Saturday, September 30, 2006

Things on my mind but not posted (or why I have not posted in over a week)

As you might have noticed, I have been away from my blog for a little over a week.  I have these periods in which I just can't either read blogs or post on my own blog.  Not that I have not had anything to post on. I have been thinking of posting on Islam, the historical Jesus and my next sermon for Reconciler. 
A little over a week ago I had a conversation with a friend and parishoner about Islam.  It was a good an interesting conversation and has caused me to think further about dialogue between Christianity and Islam, as well as my own understanding concerning religions.  But I realize that my knowledge of Islam is sketchy so I picked up from the communities library, a book on Islam, (I believe it is Amy's contribution to the library) by Esposito.    Both from Esposito's survey and my conversation it has dawned on me that there is a major difference in the two religions in their origins surrounding it's native religio-politico stance.  For Islam from very early on and based in Mohamad's own actions (as well so far as I can tell supported by the Quran) is that Islam is both a way of life and a political system.  However, Christianity is always already a way of life from which in certain circumstances a particular political system might be coopted by or emerge from this way of life.  My friend argued that Jesus in fact rejects all political systems, though I would say more to the point, that Jesus Christ as the Son of God, the Logos, is the proper source of all political systems, thus in some sense Christianity rather than exemplifying a particular system of goverment or laws is itself transcendent in relation to political systems.  In any case these differing relations between a religious way of life and political system can cause misunderstanding between Christians and Muslims esepcially if it is assumed that the mere fact that there have been Christian and Islamic societies means that each religion approaches their relationship from similar perspectives when in fact their relationship is concieved of radically differently, if for no other reason than that the church existed as a persecuted and ilegal minority for about three centuries, while islam within the life time and due to the actions of its founder was already a political and military force before Mohomeds death.

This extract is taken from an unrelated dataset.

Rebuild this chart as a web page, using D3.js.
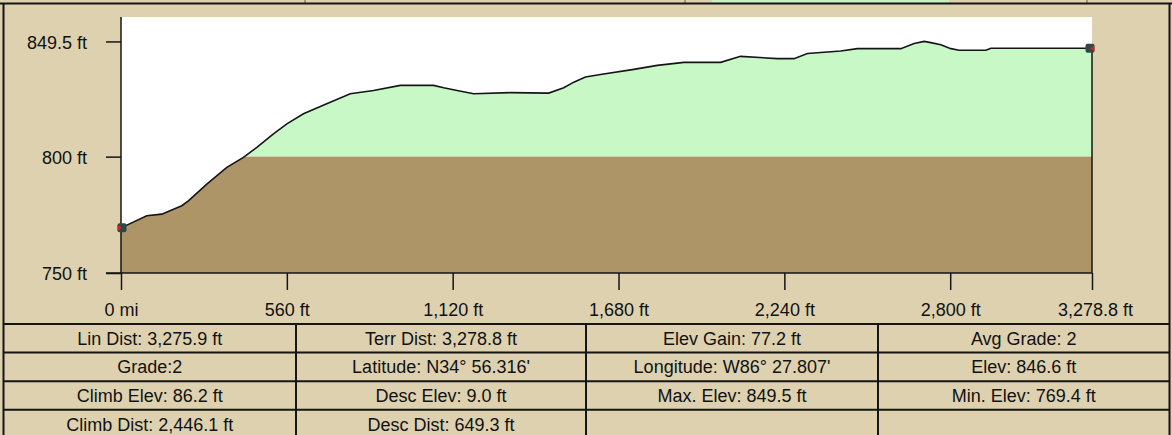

For some reason this has lead me to reflect on historical Jesus research.  I have always found this research even that of the Jesus Seminar to be useful in gaining insight into the Gospels and Jesus of Nazareth, though I have always seen it as telling us the least we can say about Jesus of Nazareth, and thus always a beginning point for further refelection and study.    Of course Funk et al unfortunately see their work as difinitive and thus telling us authoritatively and objectively who Jesus was.  What is frustrating is not so much the research as that certain theologians and thinkers take these findings and then use this reconstructed Jesus as normative for Christian theology and ethics.   this seems to me to be very wrong headed and faithless since it requires a belief that Christians in someway distorted (probably knowingly and purposefully) who Jesus was.  If this is so I have no idea why Jesus should be considered a person to follow, nor why such people even remain Christians.    Also, why it is believed that scholars 2000 years after the fact of Jesus of nazareth based on very limited evidence appearantly know better than people who in the very least knew, if not the apostles, then those who knew the appostles, is beyond me. It also seems to exhibit a great deal of faith in methods which are not entirely objective in the first place (not that I have any great faith in objectivity).   So, I am in a space where I find the scholarship of a Dominic Crossan very valueble but find his own faith in his reconstructed Jesus astounding.   Rather I read the gospels with greater insight and can then see Jesus in his disputes with the Pharisees as they probably were disputes over the meaning of the Torah between competting rabbi's, though to say that Jesus was merely a Rabbi is insanity if one is claiming to be a Christian, and what one accepts is that since Jesus is God, Jesus is obviously the supperior interpretor of the Torah.  What I will assert is that whatever historical Jesus scholarship may conclude, a Christian must take the gospels as authoritative and any scholarship as only commentary, the scholarhsip itself can not become more authoritative than the Gospels themselves.
The connection between these two thoughts maybe that I am becoming increasingly frustrated by fellow Christians who either insist on ignoring scholarship or who take that scholarship as more authoritative than scripture and the Tradition of the church.  Both seem to be engaged in faithless theological positions which both deny the possibility of historical continuity of the fiath and the continuous presence of the Holy Spirit in the church. 
Out of faithfulness to the truth of the Gospel I can both engage in dialogue with Islam and appreciate the work of historical Jesus research, neither requires that I give up a firm stance within the historic fiath tradition of the church, even though some conservative Christians fear that is where such things lead, and some liberal Christians believe such things demand such a retreat.